La enseñanza de una vida
Establecida la nueva ley para el nuevo pueblo escogido, que es la Iglesia, se propone un itinerario de seguimiento concreto. Frente a la multitud de preceptos que conocían los judíos, muchos de ellos excesivamente minuciosos y complicados, Jesús ofrece un manual de vida cristiana, a través del cual se puede alcanzar el camino de santidad de un modo concreto. En el Evangelio aparece una multitud escuchando la predicación del Señor. Así pues, la escucha de su Palabra se convierte en una condición necesaria para acceder a la felicidad. Del mismo modo que humanamente conocemos algo a través de la transmisión de un saber realizado por otra persona, la fe no funciona de modo diferente; se sirve también de algo tan sencillo como pasar la palabra de unos a otros. Con relación a la multitud de personas que escuchan a Jesús, la primera lectura de este domingo permite asociar, en cierta medida, a quienes escuchan al Señor en el monte con la «muchedumbre inmensa, que nadie podría contar, de todas las naciones, razas, pueblos y lenguas». Pocas frases en la Biblia expresan con tanta nitidez cómo todos estamos llamados a participar de esta bienaventuranza eterna.
La pobreza y la justicia
«Bienaventurados los pobres en el espíritu, porque de ellos es el Reino de los cielos» es la primera bienaventuranza. En cierto sentido, en este enunciado se condensa el resto de la enseñanza que el Señor nos presenta este domingo. En efecto, solo puede ser dichoso, no solo en la vida futura, sino también en esta, quien ha puesto toda su confianza en el Señor. Y ello pide un desprendimiento completo por nuestra parte, de tal modo que va más allá de un simple evitar la codicia de los bienes materiales. El que así vive puede sentirse atraído por las cosas de arriba, al mismo tiempo que su corazón no está preocupado por lo que le pueda faltar, puesto que sabe que todo lo recibe del Señor.
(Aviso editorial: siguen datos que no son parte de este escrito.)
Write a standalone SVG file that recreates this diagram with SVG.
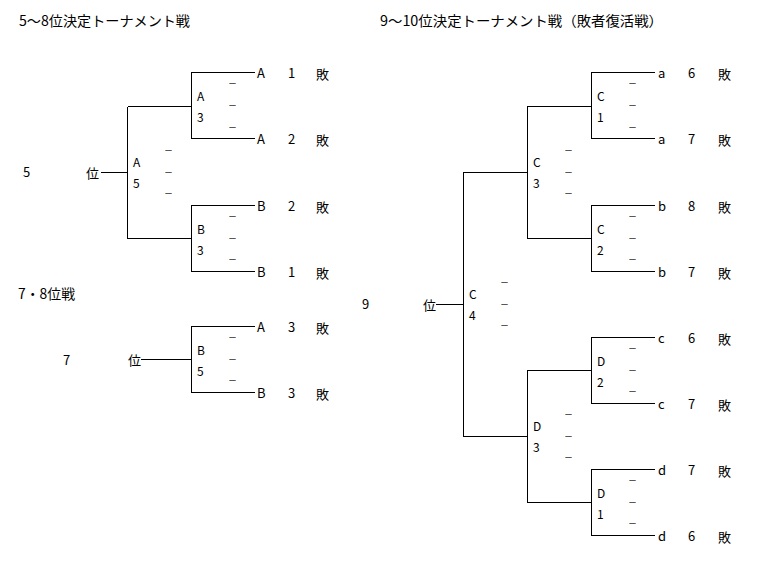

Con ello se favorece la caridad y la fraternidad con los hermanos. Solo así uno puede sentirse lleno del amor de Dios y se capacita para amar al Señor y al prójimo. La misma bienaventuranza se augura a quien es perseguido por causa de la justicia. Esta ha de ser entendida no simplemente como el dar a cada uno lo suyo. Más bien se refiere al cumplimiento de la voluntad de Dios, que aparece expuesto en el resto del pasaje evangélico, mediante las demás bienaventuranzas.
En aquel tiempo, al ver Jesús el gentío, subió al monte, se sentó y se acercaron sus discípulos; y, abriendo su boca, les enseñaba diciendo: «Bienaventurados los pobres en el espíritu, porque de ellos es el Reino de los cielos. Bienaventurados los mansos, porque ellos heredarán la tierra. Bienaventurados los que lloran, porque ellos serán consolados. Bienaventurados los que tienen hambre y sed de la justicia, porque ellos quedarán saciados. Bienaventurados los misericordiosos, porque ellos alcanzarán misericordia. Bienaventurados los limpios de corazón, porque ellos verán a Dios. Bienaventurados los que trabajan por la paz, porque ellos serán llamados hijos de Dios. Bienaventurados los perseguidos por causa de la justicia, porque de ellos es el Reino de los cielos. Bienaventurados vosotros cuando os insulten y os persigan y os calumnien de cualquier modo por mi causa. Alegraos y regocijaos, porque vuestra recompensa será grande en el cielo».